*WHAT YOU SHOULD DO:* Search the listing below for the string "page" and copy every line where it occurs.

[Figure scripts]
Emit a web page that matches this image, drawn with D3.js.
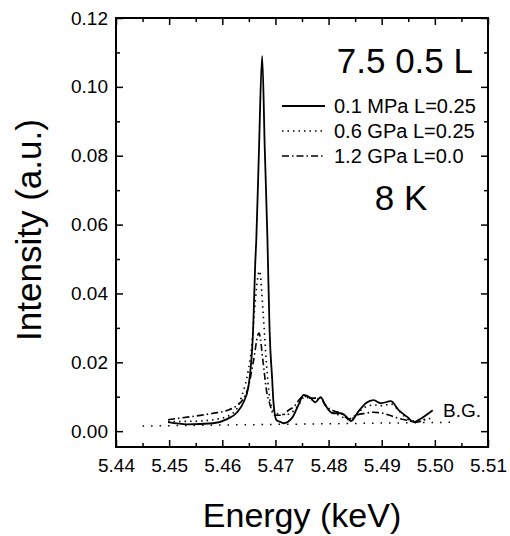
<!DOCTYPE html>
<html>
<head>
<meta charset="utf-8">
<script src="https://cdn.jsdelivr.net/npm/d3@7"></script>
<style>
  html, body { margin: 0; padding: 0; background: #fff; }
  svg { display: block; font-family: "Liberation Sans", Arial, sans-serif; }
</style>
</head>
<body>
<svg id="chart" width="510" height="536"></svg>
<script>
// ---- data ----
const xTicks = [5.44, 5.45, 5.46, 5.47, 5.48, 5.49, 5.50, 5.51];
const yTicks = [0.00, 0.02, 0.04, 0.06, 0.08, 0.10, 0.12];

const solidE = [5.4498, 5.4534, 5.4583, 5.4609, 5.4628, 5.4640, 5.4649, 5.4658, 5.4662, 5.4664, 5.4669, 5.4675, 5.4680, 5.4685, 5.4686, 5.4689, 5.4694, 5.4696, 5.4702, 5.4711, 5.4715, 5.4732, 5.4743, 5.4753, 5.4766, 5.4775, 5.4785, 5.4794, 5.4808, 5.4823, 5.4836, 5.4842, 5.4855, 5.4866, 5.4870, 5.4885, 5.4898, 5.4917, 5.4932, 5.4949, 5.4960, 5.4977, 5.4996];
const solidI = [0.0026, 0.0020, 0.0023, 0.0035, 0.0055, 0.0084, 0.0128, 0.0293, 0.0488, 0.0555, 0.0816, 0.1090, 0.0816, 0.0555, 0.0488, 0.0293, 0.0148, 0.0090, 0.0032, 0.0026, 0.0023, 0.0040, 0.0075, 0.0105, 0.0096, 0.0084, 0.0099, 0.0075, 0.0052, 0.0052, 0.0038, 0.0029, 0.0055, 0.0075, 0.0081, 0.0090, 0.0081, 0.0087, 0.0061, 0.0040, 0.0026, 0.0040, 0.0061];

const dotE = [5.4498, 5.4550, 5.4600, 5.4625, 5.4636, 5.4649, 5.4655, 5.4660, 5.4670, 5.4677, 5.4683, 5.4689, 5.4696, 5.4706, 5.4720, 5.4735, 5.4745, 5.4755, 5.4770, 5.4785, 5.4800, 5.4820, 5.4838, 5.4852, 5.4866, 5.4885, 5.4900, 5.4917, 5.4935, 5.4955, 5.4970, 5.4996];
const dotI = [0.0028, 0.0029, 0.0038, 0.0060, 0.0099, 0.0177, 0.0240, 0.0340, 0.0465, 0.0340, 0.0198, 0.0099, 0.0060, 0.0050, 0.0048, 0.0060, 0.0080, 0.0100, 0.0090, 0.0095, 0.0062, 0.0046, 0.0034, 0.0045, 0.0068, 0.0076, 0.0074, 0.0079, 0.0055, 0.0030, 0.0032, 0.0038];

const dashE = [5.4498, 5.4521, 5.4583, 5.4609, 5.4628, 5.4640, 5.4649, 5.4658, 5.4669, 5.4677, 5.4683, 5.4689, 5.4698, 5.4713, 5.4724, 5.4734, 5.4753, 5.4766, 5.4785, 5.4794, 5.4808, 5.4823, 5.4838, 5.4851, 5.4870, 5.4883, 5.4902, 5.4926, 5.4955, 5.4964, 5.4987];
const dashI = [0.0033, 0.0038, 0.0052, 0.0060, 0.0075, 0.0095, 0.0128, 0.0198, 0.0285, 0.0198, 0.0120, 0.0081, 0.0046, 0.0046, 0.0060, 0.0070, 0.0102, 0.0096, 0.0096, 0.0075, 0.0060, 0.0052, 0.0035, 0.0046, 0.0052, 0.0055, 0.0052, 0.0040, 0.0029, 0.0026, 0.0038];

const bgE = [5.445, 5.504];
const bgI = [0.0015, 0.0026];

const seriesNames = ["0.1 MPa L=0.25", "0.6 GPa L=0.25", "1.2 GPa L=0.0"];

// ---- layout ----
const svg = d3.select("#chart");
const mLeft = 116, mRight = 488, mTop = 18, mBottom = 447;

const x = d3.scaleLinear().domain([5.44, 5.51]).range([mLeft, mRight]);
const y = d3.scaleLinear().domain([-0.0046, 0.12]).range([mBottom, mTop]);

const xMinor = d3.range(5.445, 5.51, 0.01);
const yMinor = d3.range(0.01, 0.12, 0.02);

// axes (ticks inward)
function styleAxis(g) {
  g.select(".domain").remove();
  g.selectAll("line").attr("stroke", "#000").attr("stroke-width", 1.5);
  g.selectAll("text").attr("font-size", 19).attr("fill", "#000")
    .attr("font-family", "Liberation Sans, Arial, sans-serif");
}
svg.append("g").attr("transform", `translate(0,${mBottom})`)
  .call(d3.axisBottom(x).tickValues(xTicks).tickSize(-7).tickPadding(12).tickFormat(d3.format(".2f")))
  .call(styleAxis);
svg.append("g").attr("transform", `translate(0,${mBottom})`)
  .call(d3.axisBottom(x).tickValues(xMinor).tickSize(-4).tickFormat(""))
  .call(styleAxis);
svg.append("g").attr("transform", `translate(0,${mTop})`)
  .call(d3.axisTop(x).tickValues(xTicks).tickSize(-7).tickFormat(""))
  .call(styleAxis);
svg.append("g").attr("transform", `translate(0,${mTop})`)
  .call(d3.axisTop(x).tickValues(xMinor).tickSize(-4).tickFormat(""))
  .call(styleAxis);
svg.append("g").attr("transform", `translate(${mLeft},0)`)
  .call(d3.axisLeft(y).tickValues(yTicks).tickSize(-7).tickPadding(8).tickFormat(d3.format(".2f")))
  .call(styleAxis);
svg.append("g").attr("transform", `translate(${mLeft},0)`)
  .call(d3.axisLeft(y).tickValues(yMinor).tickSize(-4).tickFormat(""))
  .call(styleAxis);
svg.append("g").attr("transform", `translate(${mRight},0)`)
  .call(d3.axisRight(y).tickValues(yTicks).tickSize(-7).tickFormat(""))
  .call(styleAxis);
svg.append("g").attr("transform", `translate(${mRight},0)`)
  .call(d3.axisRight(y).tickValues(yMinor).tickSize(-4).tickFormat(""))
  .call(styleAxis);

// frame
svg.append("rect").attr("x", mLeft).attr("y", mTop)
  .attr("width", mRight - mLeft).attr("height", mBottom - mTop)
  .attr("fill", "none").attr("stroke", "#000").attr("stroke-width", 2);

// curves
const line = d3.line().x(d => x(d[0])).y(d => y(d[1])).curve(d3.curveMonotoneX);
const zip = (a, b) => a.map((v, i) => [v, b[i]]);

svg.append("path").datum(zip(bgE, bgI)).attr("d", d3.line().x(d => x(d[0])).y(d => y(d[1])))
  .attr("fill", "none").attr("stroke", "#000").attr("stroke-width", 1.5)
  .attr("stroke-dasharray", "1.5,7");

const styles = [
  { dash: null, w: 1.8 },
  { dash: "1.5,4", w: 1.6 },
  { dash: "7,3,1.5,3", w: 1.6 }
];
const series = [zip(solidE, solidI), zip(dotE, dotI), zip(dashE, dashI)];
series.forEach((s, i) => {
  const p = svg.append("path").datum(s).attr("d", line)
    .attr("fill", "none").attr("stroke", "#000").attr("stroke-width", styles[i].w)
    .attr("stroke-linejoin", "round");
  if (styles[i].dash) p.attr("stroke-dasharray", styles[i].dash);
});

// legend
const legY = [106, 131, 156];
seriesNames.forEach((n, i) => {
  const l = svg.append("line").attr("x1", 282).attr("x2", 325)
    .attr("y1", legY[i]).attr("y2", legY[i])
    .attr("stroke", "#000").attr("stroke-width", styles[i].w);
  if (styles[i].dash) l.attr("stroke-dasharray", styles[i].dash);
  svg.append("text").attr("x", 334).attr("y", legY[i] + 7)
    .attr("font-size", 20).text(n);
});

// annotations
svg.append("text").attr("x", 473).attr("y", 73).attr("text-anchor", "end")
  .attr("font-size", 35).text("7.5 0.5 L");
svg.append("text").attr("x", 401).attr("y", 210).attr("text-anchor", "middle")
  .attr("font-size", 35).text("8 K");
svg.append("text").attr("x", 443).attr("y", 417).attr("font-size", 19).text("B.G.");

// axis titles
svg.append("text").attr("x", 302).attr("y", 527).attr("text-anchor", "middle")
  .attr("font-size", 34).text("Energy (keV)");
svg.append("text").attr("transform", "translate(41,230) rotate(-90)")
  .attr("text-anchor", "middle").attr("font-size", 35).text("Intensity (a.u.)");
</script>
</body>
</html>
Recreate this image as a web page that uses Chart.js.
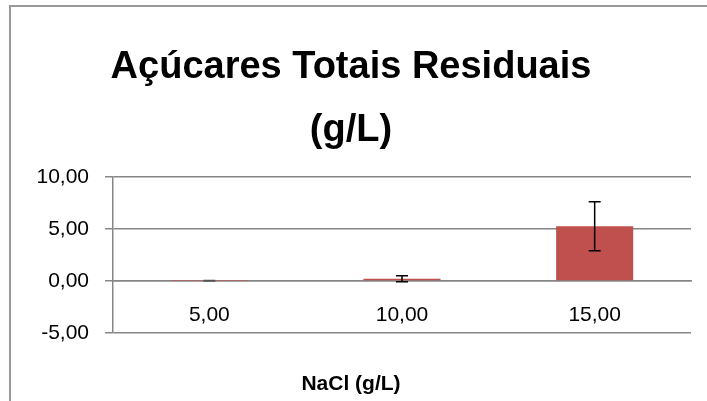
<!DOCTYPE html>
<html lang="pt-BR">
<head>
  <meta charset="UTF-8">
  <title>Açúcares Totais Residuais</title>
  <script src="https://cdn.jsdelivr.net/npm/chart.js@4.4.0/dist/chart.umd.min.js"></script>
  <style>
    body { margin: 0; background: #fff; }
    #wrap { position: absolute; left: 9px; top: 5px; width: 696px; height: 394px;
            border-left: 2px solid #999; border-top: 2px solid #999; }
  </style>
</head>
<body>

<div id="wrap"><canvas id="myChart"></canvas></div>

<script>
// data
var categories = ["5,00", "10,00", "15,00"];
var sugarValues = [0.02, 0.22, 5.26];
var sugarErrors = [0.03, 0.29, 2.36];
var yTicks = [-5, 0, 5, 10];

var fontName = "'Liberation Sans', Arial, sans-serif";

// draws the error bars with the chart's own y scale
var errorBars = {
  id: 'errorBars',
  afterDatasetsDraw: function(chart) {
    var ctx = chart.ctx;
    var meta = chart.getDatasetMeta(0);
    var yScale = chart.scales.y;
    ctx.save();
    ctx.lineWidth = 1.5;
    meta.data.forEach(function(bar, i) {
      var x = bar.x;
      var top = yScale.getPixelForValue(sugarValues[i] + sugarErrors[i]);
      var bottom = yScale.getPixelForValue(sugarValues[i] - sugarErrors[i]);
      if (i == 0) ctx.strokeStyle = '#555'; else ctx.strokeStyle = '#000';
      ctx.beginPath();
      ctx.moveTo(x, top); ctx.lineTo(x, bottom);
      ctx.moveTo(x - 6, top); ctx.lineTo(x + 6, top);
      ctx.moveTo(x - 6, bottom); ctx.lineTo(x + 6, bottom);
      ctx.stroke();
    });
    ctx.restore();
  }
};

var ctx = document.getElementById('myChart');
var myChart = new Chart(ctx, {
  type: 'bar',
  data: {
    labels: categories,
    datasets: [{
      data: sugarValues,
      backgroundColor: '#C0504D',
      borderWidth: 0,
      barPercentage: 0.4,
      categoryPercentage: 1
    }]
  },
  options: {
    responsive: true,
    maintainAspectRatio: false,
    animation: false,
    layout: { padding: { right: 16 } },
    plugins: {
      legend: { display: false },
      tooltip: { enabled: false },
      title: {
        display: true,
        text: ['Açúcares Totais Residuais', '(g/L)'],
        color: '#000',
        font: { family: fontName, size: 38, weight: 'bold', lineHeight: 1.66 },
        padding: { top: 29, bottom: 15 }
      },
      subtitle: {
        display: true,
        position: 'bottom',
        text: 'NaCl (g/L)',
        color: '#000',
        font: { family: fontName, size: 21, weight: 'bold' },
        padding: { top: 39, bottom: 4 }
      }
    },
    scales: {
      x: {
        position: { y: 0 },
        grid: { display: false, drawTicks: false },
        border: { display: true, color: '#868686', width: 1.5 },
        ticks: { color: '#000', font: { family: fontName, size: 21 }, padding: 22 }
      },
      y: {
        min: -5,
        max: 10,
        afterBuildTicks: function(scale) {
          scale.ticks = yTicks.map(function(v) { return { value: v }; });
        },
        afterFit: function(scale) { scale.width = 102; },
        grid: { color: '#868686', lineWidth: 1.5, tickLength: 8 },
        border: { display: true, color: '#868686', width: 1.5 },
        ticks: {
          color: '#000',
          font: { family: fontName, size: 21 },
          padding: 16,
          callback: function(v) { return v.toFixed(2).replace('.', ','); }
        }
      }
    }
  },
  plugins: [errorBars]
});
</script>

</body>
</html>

*EXERCISE RESPONSE:*
Emit a web page that matches this image, drawn with D3.js.
Recreate this image as a web page that uses Chart.js.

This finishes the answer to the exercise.